Goal of the exercise
Quote from the first line below through the line that contains "plt.rcParams['text.color'] = 'black'", both included, and leave the pictures out.

Available data

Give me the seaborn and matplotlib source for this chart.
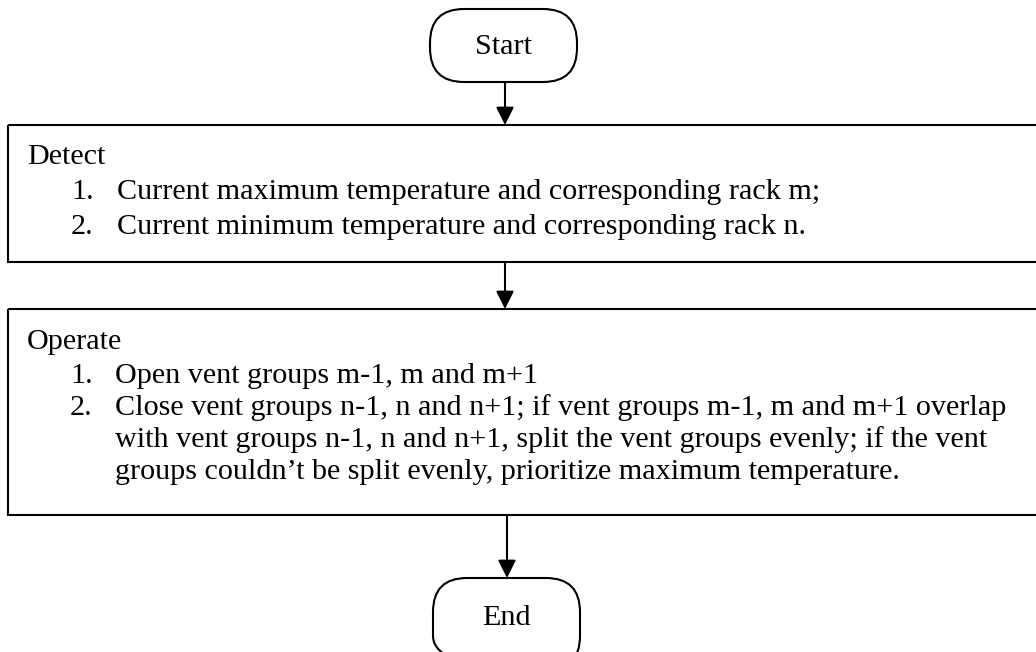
import matplotlib
matplotlib.use('Agg')
import matplotlib.pyplot as plt
import seaborn as sns
from matplotlib.patches import FancyBboxPatch, Rectangle

sns.set_style('white')
plt.rcParams['font.family'] = ['Liberation Serif', 'DejaVu Serif']
plt.rcParams['text.color'] = 'black'

# 순서도 텍스트
start_label = 'Start'
end_label = 'End'
detect_title = 'Detect'
detect_nums = ['1.', '2.']
detect_lines = ['Current maximum temperature and corresponding rack m;',
                'Current minimum temperature and corresponding rack n.']
operate_title = 'Operate'
operate_nums = ['1.', '2.', '', '']
operate_lines = ['Open vent groups m-1, m and m+1',
                 'Close vent groups n-1, n and n+1; if vent groups m-1, m and m+1 overlap',
                 'with vent groups n-1, n and n+1, split the vent groups evenly; if the vent',
                 'groups couldn\u2019t be split evenly, prioritize maximum temperature.']

W, H = 1036, 652
fig = plt.figure(figsize=(W / 100, H / 100), dpi=100)
ax = fig.add_axes([0, 0, 1, 1])
ax.set_xlim(0, W)
ax.set_ylim(H, 0)
ax.axis('off')

lw = 1.5
fs = 21.7

# 시작 / 끝 (둥근 상자)
for (x0, y0, x1, y1), label, base in [((430, 9, 577, 82), start_label, 54),
                                      ((433, 578, 580, 670), end_label, 625)]:
    ax.add_patch(FancyBboxPatch((x0, y0), x1 - x0, y1 - y0,
                                boxstyle='round,pad=0,rounding_size=34',
                                fill=False, ec='black', lw=lw))
    ax.text((x0 + x1) / 2, base, label, ha='center', va='baseline',
            fontsize=fs, color='black')

# Detect / Operate 상자
ax.add_patch(Rectangle((8, 125), 1040, 137, fill=False, ec='black', lw=lw))
ax.add_patch(Rectangle((8, 309), 1040, 206, fill=False, ec='black', lw=lw))

ax.text(27, 164, detect_title, va='baseline', fontsize=fs, color='black')
for i, (n, t) in enumerate(zip(detect_nums, detect_lines)):
    y = 199 + i * 35
    ax.text(71, y, n, va='baseline', fontsize=fs, color='black')
    ax.text(117, y, t, va='baseline', fontsize=fs, color='black')

ax.text(27, 349, operate_title, va='baseline', fontsize=fs, color='black')
for i, (n, t) in enumerate(zip(operate_nums, operate_lines)):
    y = 383 + i * 32
    ax.text(70, y, n, va='baseline', fontsize=fs, color='black')
    ax.text(115, y, t, va='baseline', fontsize=fs, color='black')

# 화살표
for x, ya, yb in [(505, 82, 125), (505, 262, 309), (507, 515, 578)]:
    ax.annotate('', xy=(x, yb), xytext=(x, ya),
                arrowprops=dict(arrowstyle='-|>,head_length=0.9,head_width=0.45',
                                color='black', lw=lw, shrinkA=0, shrinkB=0,
                                mutation_scale=12))

fig.savefig('out.png', dpi=100, facecolor='white')
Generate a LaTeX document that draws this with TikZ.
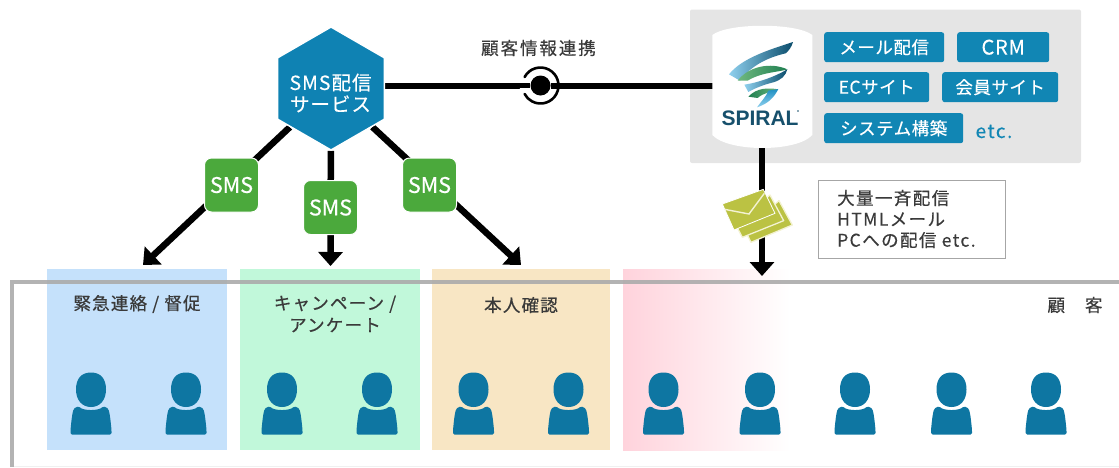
\documentclass[tikz,border=0pt]{standalone}
\usepackage{fontspec}
\setmainfont{Noto Sans CJK JP}
\newfontfamily\logofont{Liberation Sans}
\usetikzlibrary{arrows.meta,shapes.geometric}
\pgfdeclarelayer{bg}\pgfdeclarelayer{conn}
\pgfsetlayers{bg,conn,main}
\definecolor{panelgray}{HTML}{E5E5E5}
\definecolor{btnblue}{HTML}{1186B4}
\definecolor{hexblue}{HTML}{0F82B3}
\definecolor{smsgreen}{HTML}{4BA93C}
\definecolor{personblue}{HTML}{0E76A2}
\definecolor{txt}{HTML}{3A3A3A}
\definecolor{rblue}{HTML}{C5E1FB}
\definecolor{rgreen}{HTML}{C1F8DA}
\definecolor{rorange}{HTML}{F8E6C4}
\definecolor{rpink}{HTML}{FFD3DC}
\definecolor{framegray}{HTML}{ABABAB}
\definecolor{envcol}{HTML}{BBC243}
\definecolor{envline}{HTML}{F3F2D2}
\definecolor{logodark}{HTML}{0B4D6C}
\definecolor{logomid}{HTML}{1F8FC2}
\definecolor{logolight}{HTML}{8FD0EE}
\definecolor{logogreen}{HTML}{1F7F50}
\definecolor{logogreenl}{HTML}{6FB87F}
\definecolor{logotext}{HTML}{17506C}
\tikzset{
  conn/.style={draw=black,line width=6pt},
  connarrow/.style={draw=black,line width=6.5pt,-{Triangle[width=24pt,length=14pt]}},
  btn/.style={fill=btnblue,text=white,rounded corners=2.5pt,inner sep=0pt,anchor=north west,
    font=\fontsize{17.5}{21}\selectfont\addfontfeature{LetterSpace=3,FakeBold=0.3}},
  smsbox/.style={fill=smsgreen,draw=white,line width=1pt,text=white,rounded corners=7pt,
    minimum width=54pt,minimum height=54pt,inner sep=0pt,font=\fontsize{21.5}{21}\selectfont\addfontfeature{FakeBold=0.6}},
  grouplabel/.style={text=txt,align=center,inner sep=0pt,
    font=\fontsize{17.5}{22}\selectfont\addfontfeature{LetterSpace=7,FakeBold=0.6}},
  personbody/.pic={
    \fill[personblue,rounded corners=1.5pt] (-20.5,434.5) -- (-20.5,430)
      .. controls (-19.5,420) and (-18.5,409) .. (-15,407.5)
      -- (-12.5,406)
      .. controls (-8,411) and (8,411) .. (12.5,406)
      -- (15,407.5)
      .. controls (18.5,409) and (19.5,420) .. (20.5,430)
      -- (20.5,434.5) -- cycle;
    \fill[personblue] (0,372.5) .. controls (10,372.5) and (15,379) .. (15,389.5)
      .. controls (15,400) and (9,407) .. (0,407)
      .. controls (-9,407) and (-15,400) .. (-15,389.5)
      .. controls (-15,379) and (-10,372.5) .. (0,372.5) -- cycle;
  }
}
\begin{document}
\begin{tikzpicture}[x=1pt,y=-1pt]
\useasboundingbox (0,0) rectangle (1119,467);
% zones and frame
\begin{pgfonlayer}{bg}
  \fill[rblue] (47,269) rectangle (227,450);
  \fill[rgreen] (240,269) rectangle (420,450);
  \fill[rorange] (432,269) rectangle (610,450);
  \shade[left color=rpink,right color=white] (623,269) rectangle (790,450);
  \draw[framegray,line width=3.5pt,opacity=.9] (12,467) -- (12,282) -- (1119,282);
  \draw[black!6,line width=1pt] (14,466.5) -- (1119,466.5);
  \fill[panelgray,rounded corners=2pt] (690,9.5) rectangle (1081,163);
\end{pgfonlayer}
% hexagon and SMS
\node[regular polygon,regular polygon sides=6,shape border rotate=30,fill=hexblue,draw=white,line width=1.5pt,
  minimum size=123pt,inner sep=0pt] (hexn) at (331,88.5) {};
\node[text=white,align=center,inner sep=0pt,font=\fontsize{19.5}{21.5}\selectfont\addfontfeature{LetterSpace=5,FakeBold=0.3}] (hext) at (330.5,93) {SMS配信\\サービス};
\node[smsbox] (sa) at (231.5,185) {SMS};
\node[smsbox] (sb) at (330.5,207.5) {SMS};
\node[smsbox] (sc) at (429.5,185) {SMS};
\coordinate (ta) at (143,265);
\coordinate (tb) at (330.5,266);
\coordinate (tc) at (521,265);
\coordinate (td) at (762,276);
% logo
\node[minimum width=100pt,minimum height=122pt,inner sep=0pt] (logo) at (762,87) {};
\begin{scope}[shift={(705,20)},x=.3333pt,y=-.3333pt]
  \fill[white] (22,45) .. controls (70,8) and (275,8) .. (322,45) -- (322,345)
    .. controls (275,397) and (70,397) .. (22,345) -- cycle;
  \shade[left color=logolight,middle color=logomid,right color=logodark] (72,163) .. controls (110,115) and (190,90) .. (264,66)
    .. controls (260,80) and (252,92) .. (242,100) .. controls (190,112) and (140,135) .. (105,182) -- cycle;
  \shade[left color=logogreenl,right color=logogreen] (98,182) .. controls (130,140) and (195,125) .. (247,148)
    .. controls (225,156) and (170,156) .. (128,182) -- cycle;
  \shade[left color=logolight,middle color=logomid,right color=logodark] (118,194) .. controls (160,188) and (210,170) .. (247,148)
    .. controls (242,168) and (228,180) .. (205,187) .. controls (180,193) and (150,204) .. (130,216) -- cycle;
  \shade[left color=logogreen,right color=logogreenl] (130,230) .. controls (155,203) and (190,203) .. (220,208)
    .. controls (200,216) and (175,218) .. (158,234) -- cycle;
  \shade[bottom color=logolight,top color=logomid] (220,207) .. controls (208,232) and (188,252) .. (156,262)
    .. controls (168,245) and (185,228) .. (190,212) -- cycle;
  \fill[logotext] (279,273) circle (2.5);
\end{scope}
\node[text=logotext,inner sep=0pt,font=\logofont\fontsize{21}{21}\selectfont\bfseries] (logotxt) at (760,118) {SPIRAL};
% interface symbol on the line
\node[circle,minimum size=42pt,inner sep=0pt] (ifc) at (540.5,85.5) {};
\node[circle,fill=black,minimum size=20pt,inner sep=0pt] (ifd) at (540.5,85.5) {};
\fill[white] (ifc.center) circle (21);
\draw[black,line width=2.6pt,line cap=round] (ifc.center) ++(-15.9,-8.45) arc[start angle=-152,end angle=152,radius=18];
% connectors
\begin{pgfonlayer}{conn}
  \draw[conn] (hexn.center |- ifc) -- (logo.center |- ifc);
  \draw[connarrow] (hexn) -- (ta);
  \draw[connarrow] (hexn) -- (tb);
  \draw[connarrow] (hexn) -- (tc);
  \draw[connarrow] (logo) -- (td);
\end{pgfonlayer}
\draw[black,line width=5.5pt] (ifc.west) -- (ifd);
\draw[black,line width=6pt] (ifd) -- (ifc.east);
\node[circle,fill=black,minimum size=20pt,inner sep=0pt] at (540.5,85.5) {};
\node[text=txt,inner sep=0pt,font=\fontsize{17.5}{21}\selectfont\addfontfeature{LetterSpace=11,FakeBold=0.5}] (lk) at (538.5,48) {顧客情報連携};
% service buttons
\node[btn,minimum width=120pt,minimum height=30pt] (b1) at (824,32) {メール配信};
\node[btn,minimum width=92pt,minimum height=30pt,font=\fontsize{20}{21}\selectfont\addfontfeature{LetterSpace=4,FakeBold=0.3}] (b2) at (957,32) {CRM};
\node[btn,minimum width=105pt,minimum height=30pt] (b3) at (824,72) {ECサイト};
\node[btn,minimum width=116pt,minimum height=30pt] (b4) at (942,72) {会員サイト};
\node[btn,minimum width=139pt,minimum height=30pt] (b5) at (824,113) {システム構築};
\node[text=btnblue,inner sep=0pt,font=\fontsize{19}{21}\selectfont\addfontfeature{LetterSpace=8,FakeBold=0.3}] (etc) at (994,131.5) {etc.};
% envelopes
\begin{scope}[shift={(715,180)},x=.3333pt,y=-.3333pt]
  \filldraw[fill=envcol,draw=envline,line width=1.3pt,line join=round] (192,62) -- (232,135) -- (108,187) -- (90,150) -- cycle;
  \filldraw[fill=envcol,draw=envline,line width=1.3pt,line join=round] (165,45) -- (206,122) -- (82,172) -- (60,130) -- cycle;
  \filldraw[fill=envcol,draw=white,line width=.8pt,line join=round] (22,72) -- (145,28) -- (180,100) -- (57,150) -- cycle;
  \draw[envline,line width=1.4pt] (29,88) -- (102,102) -- (148,40);
\end{scope}
% info box
\node[draw=black!35,line width=1pt,minimum width=187pt,minimum height=78pt,inner sep=0pt,anchor=north west] (info) at (818,180) {};
\node[text=txt,align=left,anchor=west,inner sep=0pt,font=\fontsize{17.5}{21}\selectfont\addfontfeature{LetterSpace=8,FakeBold=0.4}] (infot) at (837,219) {大量一斉配信\\HTMLメール\\PCへの配信 etc.};
% labels
\node[grouplabel] (l1) at (137,304) {緊急連絡 / 督促};
\node[grouplabel] (l2) at (335,314) {キャンペーン /\\アンケート};
\node[grouplabel] (l3) at (521,305) {本人確認};
\node[grouplabel] (l4) at (1075,305) {顧\hspace{20pt}客};
% people
\foreach \px in {91,186,282,377,473.5,568.5,663.5,760,855,951.5,1046}
  \pic at (\px,0) {personbody};
\end{tikzpicture}
\end{document}
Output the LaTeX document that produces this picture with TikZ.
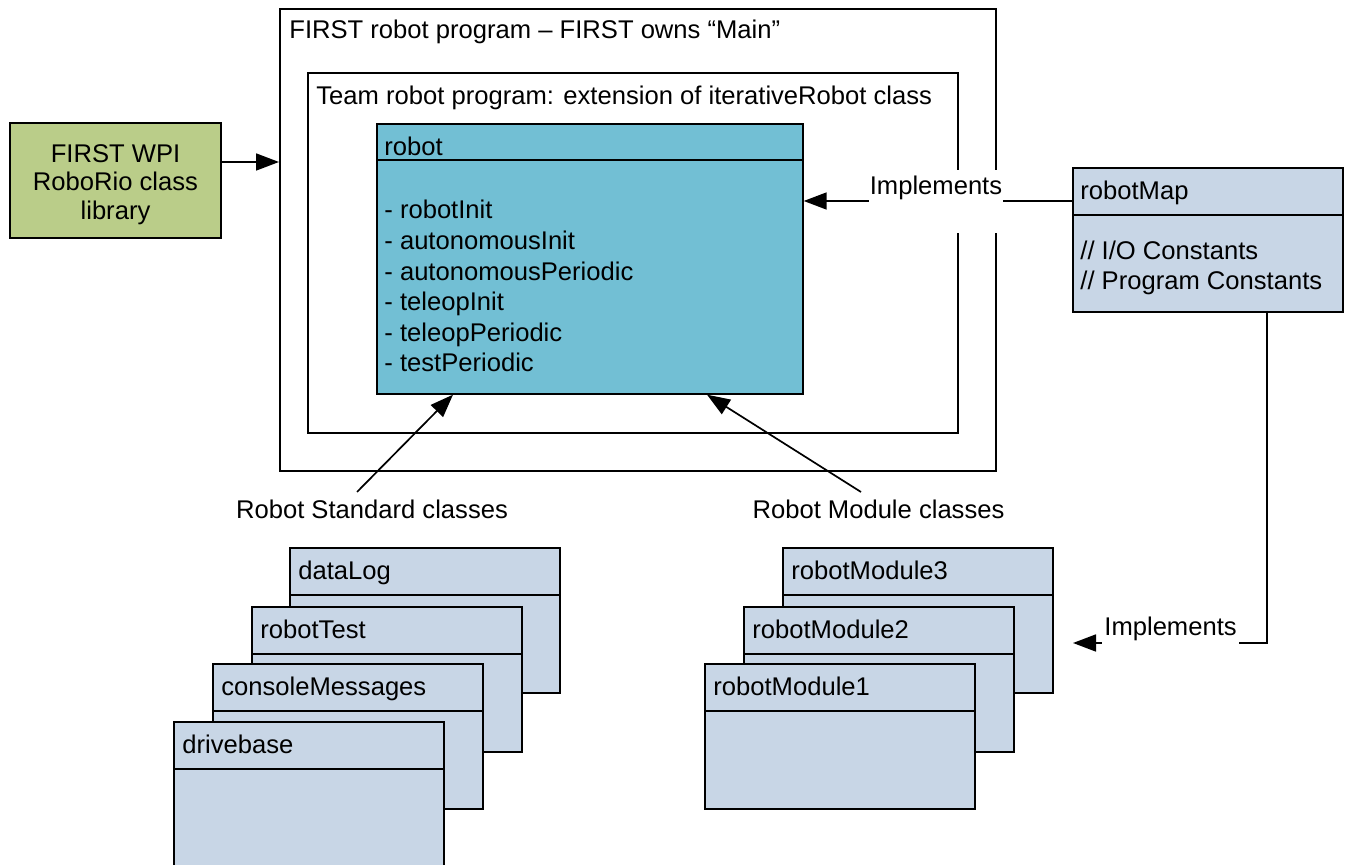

Task answer
Give me the seaborn and matplotlib source for this chart.
import matplotlib
matplotlib.use('Agg')
import matplotlib.pyplot as plt
import seaborn as sns
from matplotlib.patches import FancyBboxPatch, Rectangle

sns.set_style('white')
plt.rcParams['font.family'] = ['Liberation Serif', 'DejaVu Serif']
plt.rcParams['text.color'] = 'black'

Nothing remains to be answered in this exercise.